Reputation: 65
I have a dataframe that creates a new column based on a reduction calculation of existing columns. I need to make a check that if the reduction value used is higher than a particular threshold number, then it should be made equal to the threshold number/ahould not exceed it.
I've tried wrapping a when statement within and after the .withColumn statement
df = df.withColumn('total_new_load',
col('existing_load') * (5 - col('tot_reduced_load')))
Basically I need to add an if-statement of some sort in a pyspark syntax relating to my dataframe code, such as:
if tot_reduced_load > 50
then
tot_reduced_load = 50
Upvotes: 1
Views: 1453
Reputation: 4099
Try this -
Sample Data:
df = spark.createDataFrame([(1,30),(2,40),(3,60)],['row_id','tot_reduced_load'])
df.show()
#+------+----------------+
#|row_id|tot_reduced_load|
#+------+----------------+
#| 1| 30|
#| 2| 40|
#| 3| 60|
#+------+----------------+
withColumn
from pyspark.sql import functions as psf
tot_reduced_load_new = psf.when(psf.col("tot_reduced_load") > 50 , 50).otherwise(psf.col("tot_reduced_load"))
df.withColumn("tot_reduced_load_new",tot_reduced_load_new ).show()
#+------+----------------+--------------------+
#|row_id|tot_reduced_load|tot_reduced_load_new|
#+------+----------------+--------------------+
#| 1| 30| 30|
#| 2| 40| 40|
#| 3| 60| 50|
#+------+----------------+--------------------+
selectExpr
df.selectExpr("*","CASE WHEN tot_reduced_load > 50 THEN 50 ELSE tot_reduced_load END AS tot_reduced_load_new").show()

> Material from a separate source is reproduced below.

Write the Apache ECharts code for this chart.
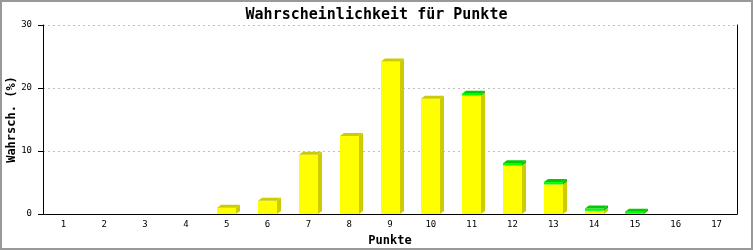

#+------+----------------+--------------------+
#|row_id|tot_reduced_load|tot_reduced_load_new|
#+------+----------------+--------------------+
#| 1| 30| 30|
#| 2| 40| 40|
#| 3| 60| 50|
#+------+----------------+--------------------+
Upvotes: 0
Reputation: 2231
Try this
from pyspark.sql import functions as F
df.withColumn("tot_reduced_load ", F.when(F.col("tot_reduced_load")>50,50)).otherwise(F.col("tot_reduced_load"))
Upvotes: 2